In this phase, I combined system stewardship and product ownership: I carried Content Assembly primitives into Agreements as a reusable component language, and I drove the full Template Creation journey plus connected eSignature workflows through repeated experience reviews.
I treated the design system as operating infrastructure, not visual polish. I brought CA component primitives into Agreements to create a shared implementation vocabulary, including interaction patterns, field semantics, and composition structures that helped multiple designers ship to one quality bar. In practice, this reduced drift across template-related surfaces and shortened review cycles because decisions were made through reusable primitives instead of ad hoc screens.
This framing is grounded in the same evidence stream that tracked my broader work in this era: recurring ER cycles, design artifacts, and cross-functional reviews tied to template creation and adjacent workflows.
I drove the Template Creation journey as a coherent end-to-end flow, not a set of disconnected screens: create template, set details, define fields, configure conditions, connect data, prepare approvals and signatures, then publish. I treated experience-review findings as inputs for architecture-level changes, not patch fixes.
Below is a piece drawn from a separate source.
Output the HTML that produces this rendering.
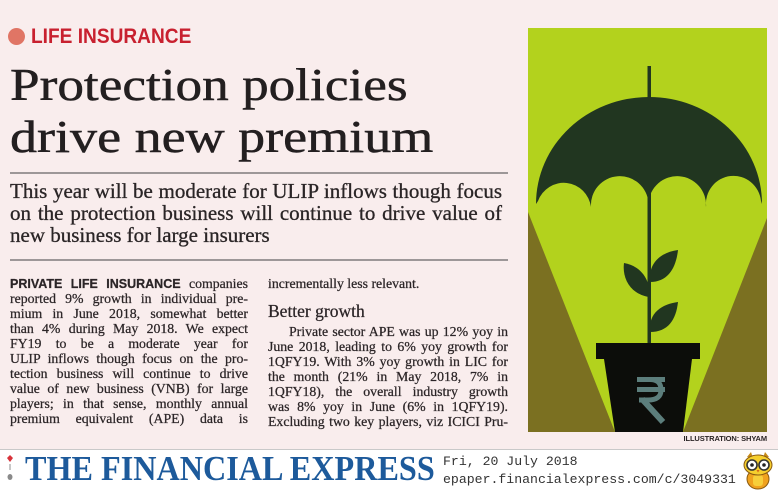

Within the E2E template journey, I treated 1P eSignature as a final-mile workflow quality problem: authors needed a clear path from template setup to signing readiness, without losing context across document-generation states. I focused the design on sequencing, status clarity, and task continuity so users could move from authoring decisions to send, cancel, and tracking actions with fewer handoff errors.
The same ER thread that validated my template-creation ownership also captured eSignature ownership signals around send/cancel/status tracking, so this workflow is part of one continuous journey rather than a separate add-on.